The Times-Call could not reach Mile-Hi Skydiving Center owner Frank Casares for comment on Tuesday.

This was at least the fifth skydiving fatality connected to Mile-Hi Skydiving since 2018.

Expert skydiving trainer Patrick Gire of Denver, 40, died June 17, 2019, from complications stemming from a skydiving incident at Vance Brand Municipal Airport on Sept. 21, 2018.

Simla resident Logan Polfuss, 23, died Oct. 18, 2018, when he had jumped with eight other skydivers hosted by Mile-Hi Skydiving. His body was recovered the following day. The FAA subsequently ruled the death of Polfuss, a veteran skydiver, an accident, noting that the one-piece tracking suit Polfuss used might have caused issues during the jump.
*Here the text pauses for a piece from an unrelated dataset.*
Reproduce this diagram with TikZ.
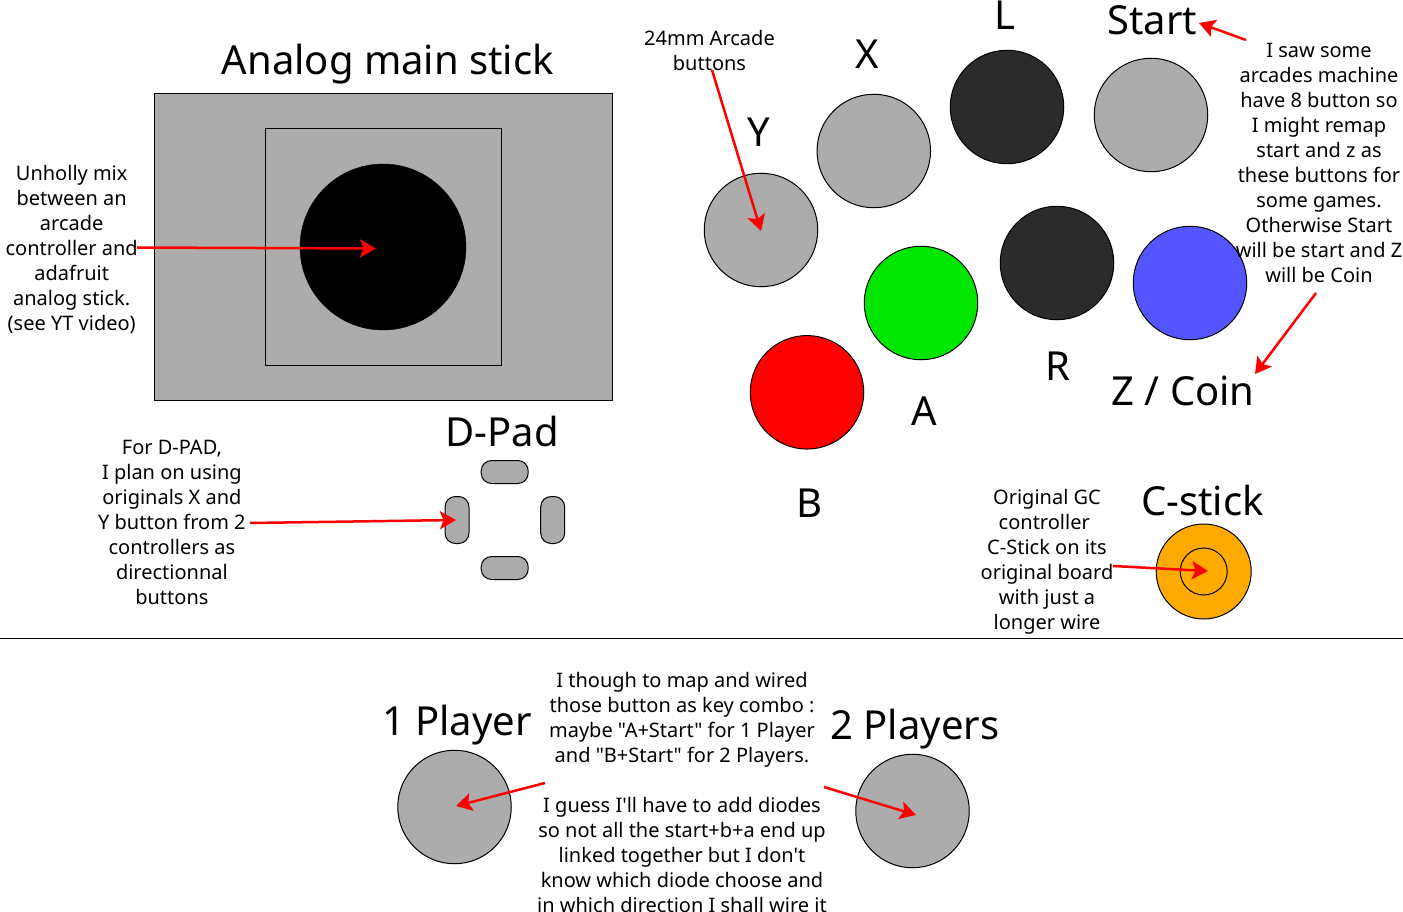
\documentclass[tikz,border=0pt]{standalone}
\usepackage{fontspec}
\setmainfont{Noto Sans}
\newfontfamily\plainsans{Noto Sans}
\usetikzlibrary{arrows.meta}
\definecolor{btngray}{HTML}{ACACAC}
\definecolor{btndark}{HTML}{2B2B2B}
\tikzset{
  x=1pt,y=-1pt,
  btn/.style={circle,draw=black,line width=1pt,minimum size=113.5pt,inner sep=0pt,fill=btngray},
  big/.style={inner sep=0pt,font=\fontsize{40}{40}\selectfont},
  note/.style={inner sep=0pt,align=center,font=\plainsans\fontsize{20}{25}\selectfont},
  pad/.style={draw=black,line width=1pt,fill=btngray,rounded corners=10.5pt,inner sep=0pt},
  rarrow/.style={draw=red,line width=2.5pt,-{Stealth[length=16pt,width=18pt,inset=3.5pt]}},
}
\begin{document}
\begin{tikzpicture}
\useasboundingbox (0,0) rectangle (1403,912);
% analog stick
\node[draw=black,line width=1pt,fill=btngray,minimum width=458pt,minimum height=307pt,inner sep=0pt] (base) at (383.2,247) {};
\node[draw=black,line width=1pt,fill=btngray,minimum width=236pt,minimum height=236pt,inner sep=0pt] (gate) at (383.2,247) {};
\node[circle,fill=black,draw=black,minimum size=166pt,inner sep=0pt] (stick) at (383,247) {};
\node[big] (ttlstick) at (387.8,64) {Analog main stick};
\node[note] (nstick) at (71.7,249) {Unholly mix\\between an\\arcade\\controller and\\adafruit\\analog stick.\\(see YT video)};
% d-pad
\node[big] (ttlpad) at (502,431) {D-Pad};
\node[pad,minimum width=47pt,minimum height=23pt] (up) at (504.7,472) {};
\node[pad,minimum width=47pt,minimum height=23pt] (down) at (504.7,568) {};
\node[pad,minimum width=24pt,minimum height=47pt] (left) at (457,520) {};
\node[pad,minimum width=24pt,minimum height=47pt] (right) at (552.7,520) {};
\node[note] (npad) at (171.9,522) {For D-PAD,\\I plan on using\\originals X and\\Y button from 2\\controllers as\\directionnal\\buttons};
% buttons
\node[btn] (by) at (761,230) {};
\node[btn] (bx) at (873.8,151) {};
\node[btn,fill=btndark] (bl) at (1007,107) {};
\node[btn] (bs) at (1151,115) {};
\node[btn,fill=red] (bb) at (807,392.3) {};
\node[btn,fill={rgb,255:red,0;green,230;blue,0}] (ba) at (921,303) {};
\node[btn,fill=btndark] (br) at (1057,263) {};
\node[btn,fill={rgb,255:red,85;green,85;blue,255}] (bz) at (1190,283) {};
\node[big] (ly) at (758.7,132) {Y};
\node[big] (lx) at (867.7,54) {X};
\node[big] (ll) at (1005,15) {L};
\node[big] (ls) at (1152.3,20) {Start};
\node[big] (lb) at (809,503) {B};
\node[big] (la) at (924.3,411) {A};
\node[big] (lr) at (1058,366) {R};
\node[big] (lz) at (1183,391) {Z / Coin};
\node[note] (n24) at (709.5,50.5) {24mm Arcade\\buttons};
\node[note] (nsaw) at (1319,162.6) {I saw some\\arcades machine\\have 8 button so\\I might remap\\start and z as\\these buttons for\\some games.\\Otherwise Start\\will be start and Z\\will be Coin};
% c-stick
\node[circle,draw=black,line width=1pt,fill={rgb,255:red,255;green,170;blue,0},minimum size=95pt,inner sep=0pt] (cs) at (1203.7,571.5) {};
\node[circle,draw=black,line width=1pt,minimum size=47pt,inner sep=0pt] (csi) at (1203.7,571.5) {};
\node[big] (lc) at (1202.5,500) {C-stick};
\node[note] (nc) at (1047,562) {Original GC\\controller\rule{5.5pt}{0pt}\\C-Stick on its\\original board\\with just a\\longer wire};
% separator
\coordinate (sepl) at (0,638.5);
\coordinate (sepr) at (1403,638.5);
\draw[black,line width=1pt] (sepl) -- (sepr);
% players
\node[btn] (p1) at (454.5,807) {};
\node[btn] (p2) at (912.5,811) {};
\node[big] (l1) at (457,725) {1 Player};
\node[big] (l2) at (914.8,729) {2 Players};
\node[note] (nmap) at (682,719.5) {I though to map and wired\\those button as key combo :\\maybe "A+Start" for 1 Player\\and "B+Start" for 2 Players.};
\node[note] (ndio) at (682,855) {I guess I'll have to add diodes\\so not all the start+b+a end up\\linked together but I don't\\know which diode choose and\\in which direction I shall wire it};
% arrows
\coordinate (a1s) at (137,247.5); \coordinate (a1e) at (376,248.5);
\coordinate (a2s) at (250,523); \coordinate (a2e) at (456,520);
\coordinate (a3s) at (712,70); \coordinate (a3e) at (761,231);
\coordinate (a4s) at (1246,40); \coordinate (a4e) at (1199,23);
\coordinate (a5s) at (1316,293); \coordinate (a5e) at (1255,374);
\coordinate (a6s) at (1113,566); \coordinate (a6e) at (1208,571);
\coordinate (a7s) at (545,783); \coordinate (a7e) at (456,806);
\coordinate (a8s) at (824,787); \coordinate (a8e) at (916,815);
\foreach \s/\e in {a1s/a1e,a2s/a2e,a3s/a3e,a4s/a4e,a5s/a5e,a6s/a6e,a7s/a7e,a8s/a8e}
  \draw[rarrow] (\s) -- (\e);
\end{tikzpicture}
\end{document}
Colorado’s Royal Crest Dairy CFO and President Timothy DeTine of Littleton, 57, died in a fall on May 11, 2019.

Experienced skydiver and member of “Mile-Hi’s skydiving family” Brock Barto of Breckenridge, 29, died June 29, 2019, after a Vance Brand Municipal Airport flight instructor called in the skydiving accident upon witnessing Barto hitting the ground. The unidentified flight instructor said Barto’s canopy had looked “distorted.”